Tuesday, February 2, 2016

My Year With Proust - Day 35

" . . . But very soon that love surged up again in me like a reaction by which my humiliated heart was endeavouring to rise to Gilberte's level, or to draw her down to its own.  I loved her; I was sorry not to have had the time and the inspiration to insult her, to do her some injury, to force her to keep some memory of me.  I knew her to be so beautiful that I should have liked to be able to retrace my steps so as to shake my fist at her and shout, 'I think you are hideous, grotesque; you are utterly disgusting!' However, I walked away, carrying with me, then and for ever afterwards, as the first illustration of a type of happiness rendered inaccessible to a little boy of my kind by certain laws of nature which it was impossible to transgress, the picture of a little girl with reddish hair, and a skin freckled with tiny pink marks, who held a trowel in her hand, and smiled as she directed towards me a long and subtle and inexpressive stare.  And already the charm with which her name, like a cloud of incense, had filled that archway in the pink hawthorn through which she and I had, together, heard its sound, was beginning to conquer, to cover, to embalm, to beautify everything with which it had any association."
Marcel Proust, Swann's Way, pp. 150-151

Why do we want the women we've loved to always remember us?  It's not as if we're particularly good at returning the favor.  To my shame, I have to admit that one time, years ago, my ex-wife was looking through our college alumni magazine, which had just arrived in the mail.  She was perusing through the news and notes section when she said, a little sadly, "Oh, _______ died."  There followed an uncomfortable pause, with her obviously waiting for me to say something, and me trying, unsuccessfully, to read her inscrutable mind.
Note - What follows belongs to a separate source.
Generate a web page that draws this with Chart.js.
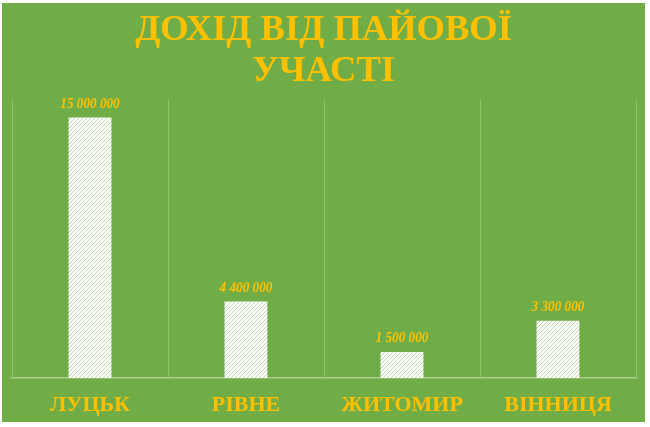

In exasperation she said, "You slept with her.  In the treasurer's office at the fraternity house.  During the party after . . ."  She had, and I'm sure still has, an extraordinary memory, and I'm sure that's what impressed/amazed/horrified me at that moment in time.  Later, however, I felt ashamed, not because _______ and I had been together - or that it signified some infidelity on my part - but because I had forgotten her, at least temporarily.  I did remember her - and do remember her, even today - fondly, but at that moment, in the chaos of every day life, I forgotten about the entire event.  To me, that seemed an act of infidelity, made especially worse when I heard of her untimely passing.  Don't we owe something to all the people we've been with, even if it's only memory?